The morning is dreary and a little cold, the forecast isn't much better, but when we stop to bask in the radiance of God's presence we find light and warmth and hope. My scripture reading this morning had me in the Gospel of Luke and I wanted to share some of it with you with a quick thought.
NLT Luke 13:6 Then Jesus used this illustration: "A man planted a fig tree in his garden and came again and again to see if there was any fruit on it, but he was always disappointed. 7 Finally, he said to his gardener, 'I've waited three years, and there hasn't been a single fig! Cut it down. It's taking up space we can use for something else.' 8 "The gardener answered, 'Give it one more chance. Leave it another year, and I'll give it special attention and plenty of fertilizer. 9 If we get figs next year, fine. If not, you can cut it down.'"

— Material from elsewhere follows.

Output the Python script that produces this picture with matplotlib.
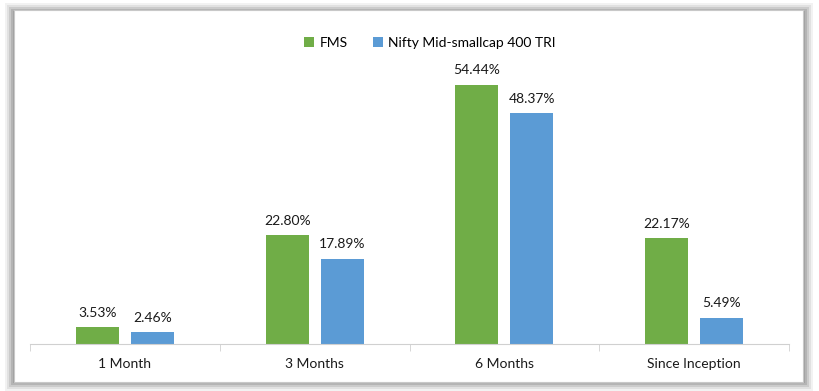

This is a portion of scripture that comes right after Jesus giving a discourse about repenting or perishing. He has been asking the disciples about the people Herod had killed and those killed when the Tower of Siloam fell. His basic question was, "Were these people worse sinners since they died unexpectedly?" The implied answer is always "no," and then followed up with the statement that if they do not repent they are in jeopardy of perishing the same way. Sadly, the picture that forms in our minds all too often when we hear this discourse of Jesus is of a God who is waiting to get us, to throw us into hell, to punish us if we do not repent of our sins and call on Jesus. How many of us have spent days, weeks, even years worrying about God punishing us because we just hadn't gotten it right yet?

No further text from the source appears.